Cross-functional interviews look at things objectively. Bringing an accountant to interview an engineer brings a disinterested perspective. They’re less likely to have rapport just because they did their PhD at the same engineering school, or worked together before. It eliminates cronyism.
And when they’re not looking at technical skills, an interviewer can better assess a candidate’s values, temperament, and culture fit. Emotional intelligence is an important facet of hiring. It helps overcome the old trap where you hire for hard skills and fire for soft ones.
Some interviews involve peers and potential subordinates, as well as their bosses. It’s a good sign that the company values everybody in the organisation. They don’t let bureaucracy or hierarchy get in the way of great people doing great work at all levels.
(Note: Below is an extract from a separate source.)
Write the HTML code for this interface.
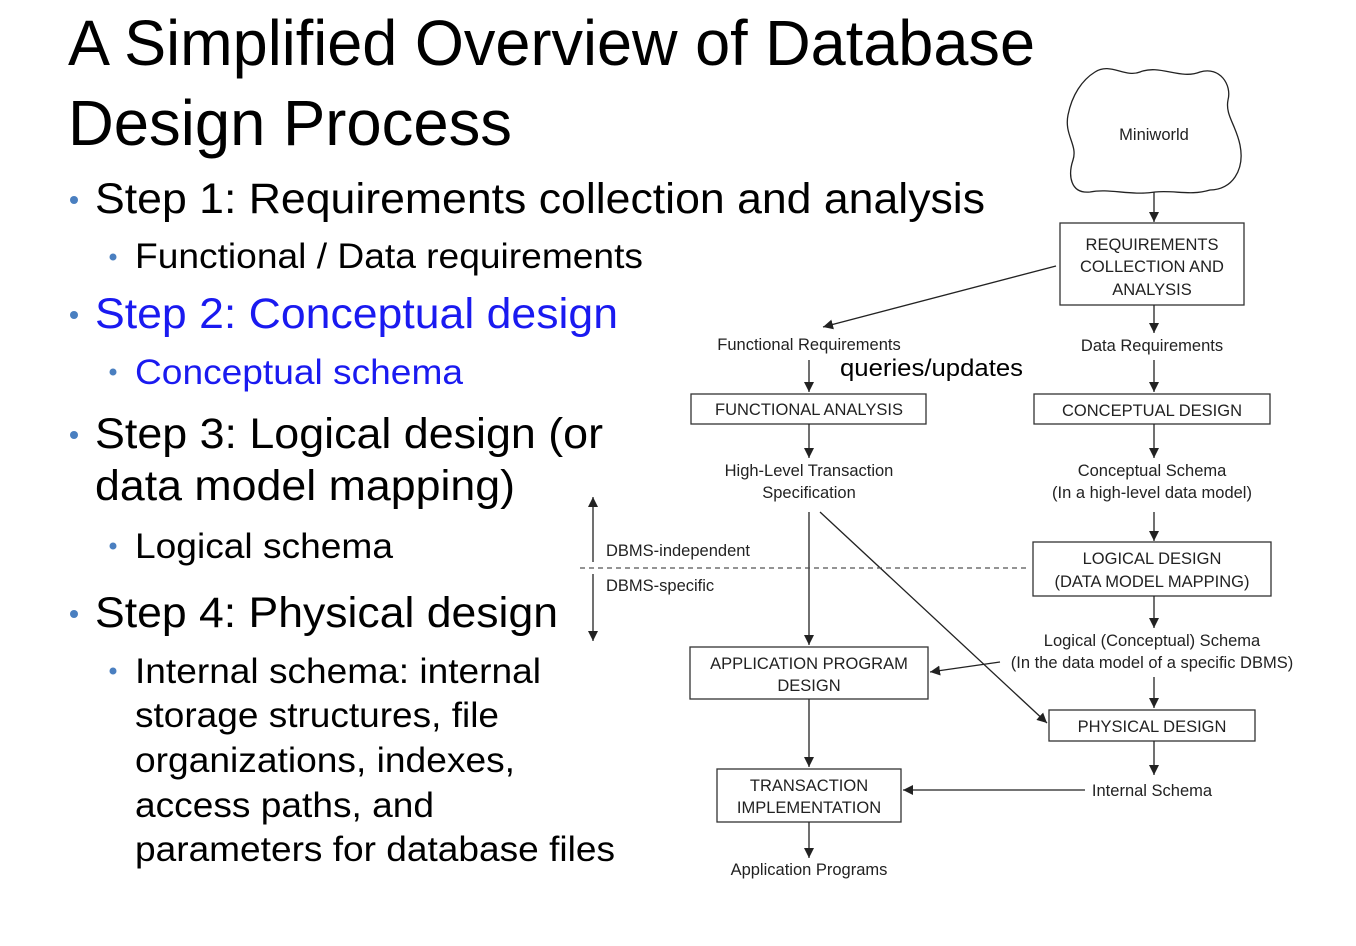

According to one worker, again from Google,
“In every interview I’ve ever had with another company, I’ve met my potential boss and several peers. But rarely have I met anyone who would be working for me. Google turns this approach upside down. You’ll probably meet your prospective manager and a peer, but more important is meeting one or two of the people who will work for you. In a way, their assessments are more important than anyone else’s—after all, they’re going to have to live with you. We find that the best candidates leave subordinates feeling inspired or excited to learn from them.”
How to Prepare for a Cross-Functional Interview
Interviews should be challenging and test candidates with real-world dynamics. They’re designed that way.
Whether it’s a left-field question, an unconventional setting, or a panel made up of different departments and seniority, you should expect to be surprised in an interview. The key is to take it in your stride.
The most critical thing you can practice to prepare for a successful interview is your communication. Being able to simplify complex ideas is one of the strongest skills you can foster.
Practice by talking about your work with people outside of your domain. Talk to your kids. Write down your ideas and try to simplify them. Ask people to explain things back to you to make sure they understand and adopt their words and language.
Nobody ever complained that something was too simple to understand.